« Le Fleuve céleste » de Guy Gavriel Kay
Tout comme Les Chevaux célestes, ce nouvel ouvrage se situe lui aussi dans la lointaine Kitai. Mais plus tard, bien plus tard. Non au temps de sa splendeur, mais au tournant de son déclin, quand ce n’est plus la musique des Ming que l’on entend en sourdine, mais les échos mourants de la dynastie Song débordée par les barbares du Nord.
Point de mises à mort raffinées ici, que ce soit par la lame, le poison ou la poésie. Plutôt la force brutale, la ruse, la tromperie.
Ainsi en va-t-il de toutes les civilisations qu’elles croissent puis meurent dans tout l’éclat de leurs derniers feux.
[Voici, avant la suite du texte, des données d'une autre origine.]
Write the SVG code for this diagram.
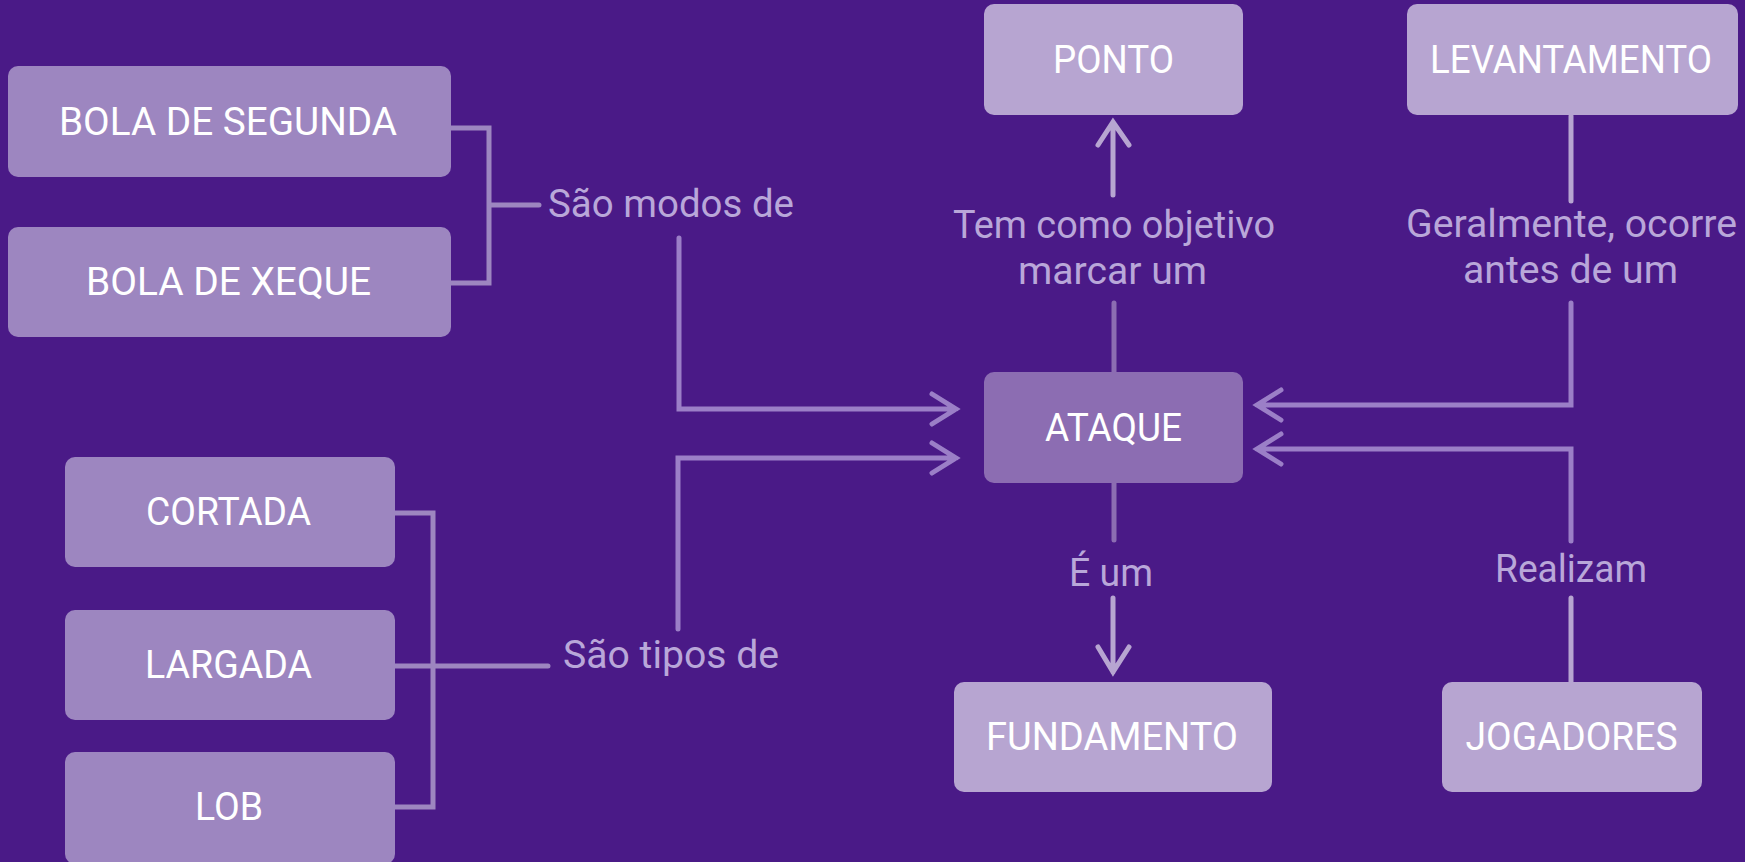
<svg xmlns="http://www.w3.org/2000/svg" width="1745" height="862" viewBox="0 0 1745 862">
<defs>
<style>
.bg{fill:#4a1a87}
.nl{fill:#9d86c0}
.nr{fill:#b7a5d1}
.nc{fill:#8c6db2}
.nt{font-family:Roboto,"Liberation Sans",sans-serif;font-size:39px;font-weight:400;fill:#ffffff;text-anchor:middle}
.lb{font-family:Roboto,"Liberation Sans",sans-serif;font-size:38px;fill:#b9a7d9}
.c{fill:none;stroke-width:5;stroke-linecap:round;stroke-linejoin:miter}
.cl{stroke:#9d86c0}
.cm{stroke:#9b7fc7}
.cc{stroke:#8c6db2}
.cr{stroke:#b7a5d1}
</style>
</defs>
<rect class="bg" x="0" y="0" width="1745" height="862"/>
<g id="connectors">
<path class="c cl" d="M451,128 H489 V283 H451 M489,205 H539"/>
<path class="c cm" d="M679,238 V409 H956 M932,394 L956,409 L932,424"/>
<path class="c cl" d="M395,513 H433 V807 H395 M395,666 H548"/>
<path class="c cm" d="M678,629 V458 H956 M932,443 L956,458 L932,473"/>
<path class="c cc" d="M1114,372 V303"/>
<path class="c cr" d="M1113,195 V122 M1098,145 L1113,122 L1129,145"/>
<path class="c cr" d="M1571,116 V201"/>
<path class="c cm" d="M1571,303 V405 H1257 M1281,390 L1257,405 L1281,420"/>
<path class="c cr" d="M1571,682 V598"/>
<path class="c cm" d="M1571,541 V449 H1257 M1281,434 L1257,449 L1281,464"/>
<path class="c cc" d="M1114,483 V540"/>
<path class="c cr" d="M1113,598 V672 M1098,647 L1113,672 L1129,647"/>
</g>
<g id="labels">
<text class="lb" x="548" y="217" textLength="246" lengthAdjust="spacingAndGlyphs">São modos de</text>
<text class="lb" x="563" y="668" textLength="216" lengthAdjust="spacingAndGlyphs">São tipos de</text>
<text class="lb" x="953" y="238" textLength="322" lengthAdjust="spacingAndGlyphs">Tem como objetivo</text>
<text class="lb" x="1018" y="284" textLength="189" lengthAdjust="spacingAndGlyphs">marcar um</text>
<text class="lb" x="1406" y="237" textLength="331" lengthAdjust="spacingAndGlyphs">Geralmente, ocorre</text>
<text class="lb" x="1463" y="283" textLength="215" lengthAdjust="spacingAndGlyphs">antes de um</text>
<text class="lb" x="1069" y="586" textLength="84" lengthAdjust="spacingAndGlyphs">É um</text>
<text class="lb" x="1495" y="582" textLength="152" lengthAdjust="spacingAndGlyphs">Realizam</text>
</g>
<g id="bola-de-segunda"><rect class="nl" x="8" y="66" width="443" height="111" rx="10"/><text class="nt" x="228" y="135" textLength="338" lengthAdjust="spacingAndGlyphs">BOLA DE SEGUNDA</text></g>
<g id="bola-de-xeque"><rect class="nl" x="8" y="227" width="443" height="110" rx="10"/><text class="nt" x="228.5" y="295" textLength="285" lengthAdjust="spacingAndGlyphs">BOLA DE XEQUE</text></g>
<g id="cortada"><rect class="nl" x="65" y="457" width="330" height="110" rx="10"/><text class="nt" x="228.5" y="525" textLength="165" lengthAdjust="spacingAndGlyphs">CORTADA</text></g>
<g id="largada"><rect class="nl" x="65" y="610" width="330" height="110" rx="10"/><text class="nt" x="228.5" y="678" textLength="167" lengthAdjust="spacingAndGlyphs">LARGADA</text></g>
<g id="lob"><rect class="nl" x="65" y="752" width="330" height="112" rx="10"/><text class="nt" x="229" y="820" textLength="68" lengthAdjust="spacingAndGlyphs">LOB</text></g>
<g id="ponto"><rect class="nr" x="984" y="4" width="259" height="111" rx="10"/><text class="nt" x="1113.5" y="72.5" textLength="121" lengthAdjust="spacingAndGlyphs">PONTO</text></g>
<g id="levantamento"><rect class="nr" x="1407" y="4" width="331" height="111" rx="10"/><text class="nt" x="1571" y="72.5" textLength="282" lengthAdjust="spacingAndGlyphs">LEVANTAMENTO</text></g>
<g id="ataque"><rect class="nc" x="984" y="372" width="259" height="111" rx="10"/><text class="nt" x="1113.5" y="440.5" textLength="137" lengthAdjust="spacingAndGlyphs">ATAQUE</text></g>
<g id="fundamento"><rect class="nr" x="954" y="682" width="318" height="110" rx="10"/><text class="nt" x="1112" y="750" textLength="252" lengthAdjust="spacingAndGlyphs">FUNDAMENTO</text></g>
<g id="jogadores"><rect class="nr" x="1442" y="682" width="260" height="110" rx="10"/><text class="nt" x="1571.5" y="750" textLength="212" lengthAdjust="spacingAndGlyphs">JOGADORES</text></g>
</svg>
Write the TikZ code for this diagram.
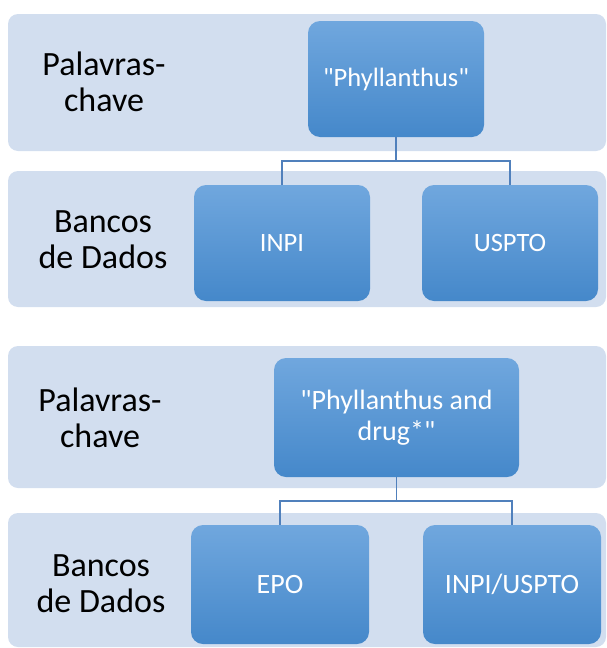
\documentclass[tikz,border=0pt]{standalone}
\usepackage{fontspec}
\setmainfont{Carlito}
\newfontfamily\boxfont{Carlito}
\begin{document}
\begin{tikzpicture}[x=1pt,y=-1pt,
  band/.style={fill=bandc, draw=none, rounded corners=10pt},
  lbl/.style={align=center, text=black, font=\fontsize{34}{36}\selectfont, inner sep=0pt},
  bluebox/.style={rectangle, rounded corners=12pt, top color=boxtop, bottom color=boxbot, draw=none,
     text=white, align=center, inner sep=0pt},
  conn/.style={draw=connc, line width=1.6pt}]
\definecolor{bandc}{RGB}{210,222,239}
\definecolor{boxtop}{RGB}{112,167,222}
\definecolor{boxbot}{RGB}{69,136,202}
\definecolor{connc}{RGB}{80,128,188}
\useasboundingbox (0,0) rectangle (607,648);
% bands
\path[band] (8,14) rectangle (606,151);
\path[band] (8,171) rectangle (606,307);
\path[band] (8,346) rectangle (606,488);
\path[band] (8,513) rectangle (606,647);
% labels
\node[lbl] (l1) at (104,82) {Palavras-\\chave};
\node[lbl] (l2) at (103,240) {Bancos\\de Dados};
\node[lbl] (l3) at (100,418) {Palavras-\\chave};
\node[lbl] (l4) at (101,584) {Bancos\\de Dados};
% top diagram
\node[bluebox, minimum width=176pt, minimum height=116pt, font=\boxfont\fontsize{26.5}{30}\selectfont] (p1) at (396,79) {"Phyllanthus"};
\node[bluebox, minimum width=176pt, minimum height=116pt, font=\boxfont\fontsize{26.5}{30}\selectfont] (inpi) at (282,243) {INPI};
\node[bluebox, minimum width=176pt, minimum height=116pt, font=\boxfont\fontsize{26.5}{30}\selectfont] (uspto) at (510,243) {USPTO};
\draw[conn] (p1.south) -- ++(0,24) -| (inpi.north);
\draw[conn] (p1.south) -- ++(0,24) -| (uspto.north);
% bottom diagram
\node[bluebox, minimum width=245pt, minimum height=119pt, font=\boxfont\fontsize{28}{31}\selectfont] (p2) at (396.5,417.5) {"Phyllanthus and\\drug*"};
\node[bluebox, minimum width=178pt, minimum height=119pt, font=\boxfont\fontsize{28}{31}\selectfont] (epo) at (280,584.5) {EPO};
\node[bluebox, minimum width=178pt, minimum height=119pt, font=\boxfont\fontsize{28}{31}\selectfont] (iu) at (512,584.5) {INPI/USPTO};
\draw[conn] (p2.south) -- ++(0,24) -| (epo.north);
\draw[conn] (p2.south) -- ++(0,24) -| (iu.north);
\end{tikzpicture}
\end{document}
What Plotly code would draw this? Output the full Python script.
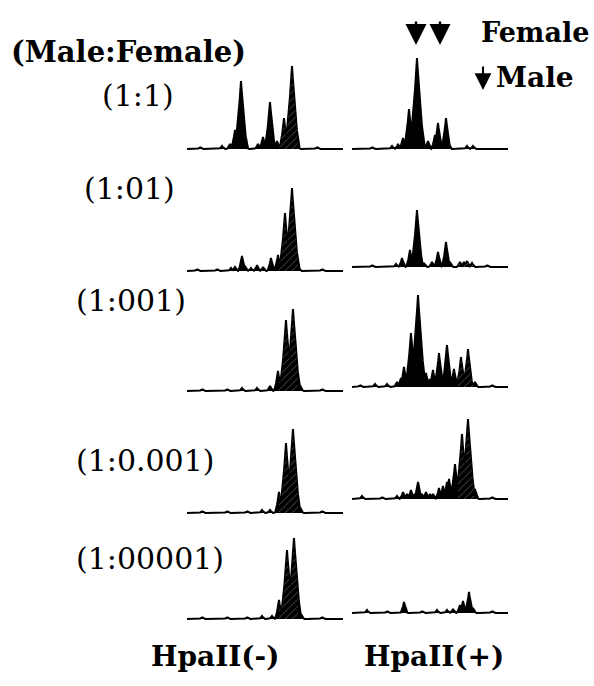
import numpy as np
import plotly.graph_objects as go

W, H = 594, 686

# ---------------- data ----------------
ratio_labels = ["(1:1)", "(1:01)", "(1:001)", "(1:0.001)", "(1:00001)"]
column_labels = ["HpaII(-)", "HpaII(+)"]
legend_labels = ["Female", "Male"]

# peak positions (migration units) and heights (signal units)
r1_minus_pos = [13, 35, 43, 48, 54, 58, 71, 76, 80, 83, 86, 90, 97, 105, 110, 130]
r1_minus_h = [2, 3, 5, 19, 68, 10, 5, 12, 8, 47, 8, 8, 31, 83, 6, 2]
r1_plus_pos = [20, 40, 46, 51, 57, 65, 69, 76, 83, 86, 94, 96, 115, 121]
r1_plus_h = [2, 3, 5, 11, 40, 91, 12, 8, 14, 26, 31, 10, 3, 3]

r2_minus_pos = [10, 30, 44, 48, 55, 58, 64, 70, 76, 84, 86, 91, 98, 105, 111, 135]
r2_minus_h = [2, 2, 3, 4, 15, 5, 3, 6, 4, 13, 4, 16, 58, 83, 6, 2]
r2_plus_pos = [20, 44, 50, 58, 61, 65, 72, 80, 86, 94, 98, 108, 112, 115, 120, 135]
r2_plus_h = [2, 3, 9, 17, 6, 57, 4, 5, 15, 25, 5, 5, 5, 6, 4, 2]

r3_minus_pos = [15, 40, 55, 70, 83, 91, 99, 106, 113, 135]
r3_minus_h = [2, 2, 3, 3, 5, 20, 71, 82, 6, 2]
r3_plus_pos = [8, 23, 35, 45, 49, 52, 59, 63, 66, 70, 74, 78, 81, 87, 91, 95, 99, 102, 109, 116, 123, 140]
r3_plus_h = [2, 3, 3, 5, 9, 20, 54, 12, 92, 10, 14, 8, 17, 34, 8, 42, 8, 18, 30, 38, 5, 2]

r4_minus_pos = [15, 40, 60, 75, 83, 92, 99, 106, 113, 135]
r4_minus_h = [2, 2, 2, 3, 3, 21, 70, 84, 6, 2]
r4_plus_pos = [10, 30, 45, 51, 55, 59, 63, 66, 70, 74, 78, 81, 87, 91, 95, 97, 103, 110, 116, 123, 140]
r4_plus_h = [3, 2, 3, 7, 5, 9, 5, 17, 5, 7, 5, 5, 11, 13, 17, 20, 35, 65, 80, 10, 2]

r5_minus_pos = [15, 40, 60, 75, 85, 92, 100, 107, 114, 135]
r5_minus_h = [2, 2, 2, 3, 3, 19, 69, 81, 5, 2]
r5_plus_pos = [15, 35, 52, 70, 85, 95, 101, 108, 111, 117, 121, 140]
r5_plus_h = [3, 2, 11, 2, 3, 3, 4, 8, 12, 21, 5, 2]

panels = [
    [(r1_minus_pos, r1_minus_h), (r1_plus_pos, r1_plus_h)],
    [(r2_minus_pos, r2_minus_h), (r2_plus_pos, r2_plus_h)],
    [(r3_minus_pos, r3_minus_h), (r3_plus_pos, r3_plus_h)],
    [(r4_minus_pos, r4_minus_h), (r4_plus_pos, r4_plus_h)],
    [(r5_minus_pos, r5_minus_h), (r5_plus_pos, r5_plus_h)],
]

# highlighted (hatched) product window per column, migration units
hatch_window = [(92, 111), (106, 122)]
hatch_rows = [[True] * 5, [False, True, True, True, False]]

# arrows marking the female / male products (migration units, HpaII(+) lane)
female_arrow_pos = [64, 88]

# ---------------- layout geometry (pixels) ----------------
col_x0 = [187, 352]
trace_len = 156
baselines = [[149, 149], [271, 267], [391, 387], [513, 499], [619, 613]]
label_y = [95, 188, 300, 460, 558]
label_x = [100, 82, 74, 74, 74]

grid = np.arange(0, trace_len + 0.001, 0.25)


def profile(pos, hts):
    y = np.zeros_like(grid)
    for p, h in zip(pos, hts):
        w = 3.2 + 0.06 * h
        d = np.clip(1 - np.abs(grid - p) / w, 0, None)
        y = np.maximum(y, h * d ** 1.6)
    return y


fig = go.Figure()
layout_axes = {}
serif = "DejaVu Serif"

for r in range(5):
    for c in range(2):
        k = 2 * r + c + 1
        xs = "x" if k == 1 else f"x{k}"
        ys = "y" if k == 1 else f"y{k}"
        pos, hts = panels[r][c]
        y = profile(pos, hts)
        fig.add_trace(go.Scatter(
            x=grid, y=y, mode="lines", line=dict(color="black", width=2),
            fill="tozeroy", fillcolor="black", xaxis=xs, yaxis=ys,
            showlegend=False, hoverinfo="skip"))
        if hatch_rows[c][r]:
            a, b = hatch_window[c]
            m = (grid >= a) & (grid <= b)
            fig.add_trace(go.Scatter(
                x=grid[m], y=y[m] * 0.97, mode="lines", line=dict(width=0),
                fill="tozeroy", fillcolor="black",
                fillpattern=dict(shape="/", bgcolor="black", fgcolor="white",
                                 size=5, solidity=0.12),
                xaxis=xs, yaxis=ys, showlegend=False, hoverinfo="skip"))
        b = baselines[r][c]
        x0 = col_x0[c]
        xn = "xaxis" if k == 1 else f"xaxis{k}"
        yn = "yaxis" if k == 1 else f"yaxis{k}"
        layout_axes[xn] = dict(domain=[x0 / W, (x0 + trace_len) / W], range=[0, trace_len],
                               visible=False, anchor=ys, fixedrange=True)
        layout_axes[yn] = dict(domain=[(H - (b + 4)) / H, (H - (b - 100)) / H], range=[-4, 100],
                               visible=False, anchor=xs, fixedrange=True)

annotations = []
annotations.append(dict(text="<b>(Male:Female)</b>", x=128 / W, y=(H - 52) / H, xref="paper", yref="paper",
                        showarrow=False, font=dict(family=serif, size=29, color="black"),
                        xanchor="center", yanchor="middle"))
for i, lab in enumerate(ratio_labels):
    annotations.append(dict(text=lab, x=label_x[i] / W, y=(H - label_y[i]) / H, xref="paper", yref="paper",
                            showarrow=False, font=dict(family=serif, size=30, color="black"),
                            xanchor="left", yanchor="middle"))
col_cx = [215, 434]
for i, lab in enumerate(column_labels):
    annotations.append(dict(text=f"<b>{lab}</b>", x=col_cx[i] / W, y=(H - 656) / H, xref="paper", yref="paper",
                            showarrow=False, font=dict(family=serif, size=28, color="black"),
                            xanchor="center", yanchor="middle"))
annotations.append(dict(text=f"<b>{legend_labels[0]}</b>", x=479 / W, y=(H - 33) / H, xref="paper", yref="paper",
                        showarrow=False, font=dict(family=serif, size=27, color="black"),
                        xanchor="left", yanchor="middle"))
annotations.append(dict(text=f"<b>{legend_labels[1]}</b>", x=494 / W, y=(H - 78) / H, xref="paper", yref="paper",
                        showarrow=False, font=dict(family=serif, size=28, color="black"),
                        xanchor="left", yanchor="middle"))
for p in female_arrow_pos:
    annotations.append(dict(text="", x=p, y=(H - 45) / H, xref="x2", yref="paper",
                            showarrow=True, ax=0, ay=-25, arrowhead=2, arrowsize=1.75,
                            arrowwidth=2.4, arrowcolor="black"))
annotations.append(dict(text="", x=483 / W, y=(H - 90) / H, xref="paper", yref="paper",
                        showarrow=True, ax=0, ay=-25, arrowhead=2, arrowsize=1.6,
                        arrowwidth=2.1, arrowcolor="black"))

fig.update_layout(width=W, height=H, margin=dict(l=0, r=0, t=0, b=0),
                  paper_bgcolor="white", plot_bgcolor="white",
                  annotations=annotations, **layout_axes)
fig.write_html("out.html")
Il y a de la magie dans l’écriture de Kay. Pas de celle qui déploie pouvoirs ou effets spectaculaires, dont il use avec grande parcimonie. Une vraie magie, invisible, qui vous transporte hors du temps pour mieux vous le faire vivre. Une façon de détourner l’histoire qui ne se contente pas de l’enseigner mais en fait pénétrer le sens. Et que dire de la poésie ?
Pas un de ses romans où cela ne se ressente et probablement davantage encore avec celui-ci.
Peut-être est-on plus lent à y entrer, car les personnages sont multiples et les chemins par lesquels ils se rejoindront détournés, on s’y prend toutefois plus fortement encore. Sans doute parce que l’histoire elle-même se double d’une réflexion poussée sur le pouvoir, sur ses liens avec l’art et, plus simplement, sur ces convictions intimes qui, aux moments-clefs de votre vie, vous font prendre une direction totalement imprévue ou vous ramènent au contraire sur le chemin premier.
Deux personnages de premier plan.
Le jeune Ren Dayan. Il ne rêve que de gloire, de reprendre aux barbares les « quatorze préfectures » perdues et de rendre à la Kitai toute la puissance et l’éclat d’antan.
C’est une chose que rêver mais, pour le jeune fils d’un petit fonctionnaire lettré d’une lointaine province, cela n’a rien d’évident. Surtout dans un pays qui a appris à se défier de son armée et lorsqu’un coup de pouce du destin semble vous propulser dans une tout autre direction, bien peu propice à une vie d’honneurs et de victoires.
Rien qui soit susceptible de le rapprocher de Lin Shan. fille unique qu’un père très aimant, avec une témérité inaccoutumée, a voulu élever en garçon, tout en veillant avec soin à lui choisir un fiancé qui n’en serait pas offusqué.
Ainsi sait-elle tirer à l’arc à une époque où les hommes de cour, eux-mêmes, n’ont plus goût à ces activités militaires démodées. Elle est également fort érudite et, si elle sait jouer du pipa avec grâce, compose ses propres poèmes et chansons.
Sa rencontre inopinée chez Xi Wengao, haut fonctionnaire en disgrâce, avec Lu Chen, célèbre poète sur la route de l’exil, fait partie de ces instants où le destin bascule.
Pour les individus. Et pour beaucoup plus qu’eux seuls. Car ce ne sont pas seulement les vies de Ren Dayan et de Lin Shan qui en seront bouleversées, mais celles de l’Empire kitan tout entier, depuis l’empereur et ses ministres jusqu’au plus obscur des petits fermiers dans les territoires confisqués par les Xiaolu. Et de tant d’autres !
L’auteur trace ici une fresque d’une telle ampleur – à la mesure de cet Empire – que tous les personnages, même ceux dits secondaires, nombreux, y prennent une intensité particulière qui attache le regard. Peut-être à la manière de ses longs rouleaux où la minutie du pinceau donne une vie propre à la moindre petite silhouette perdue en arrière-plan.
En s’inspirant ici librement, à sa manière si particulière, d’une célèbre poétesse et d’un non moins célèbre général chinois, si éloignés qu’ils nous soient dans le temps et l’espace, Kay nous permet de ressentir le souffle de l’histoire et, aussi, la nostalgie qui s’attache à toutes fins, fussent-elles celle d’une civilisation.
Un très grand auteur, sans doute un de mes préférés, et un très grand livre. À vrai dire, un splendide mémorial aux héros perdus d’un empire défunt. À lire ! Et de ceux que je relirai avec le même plaisir.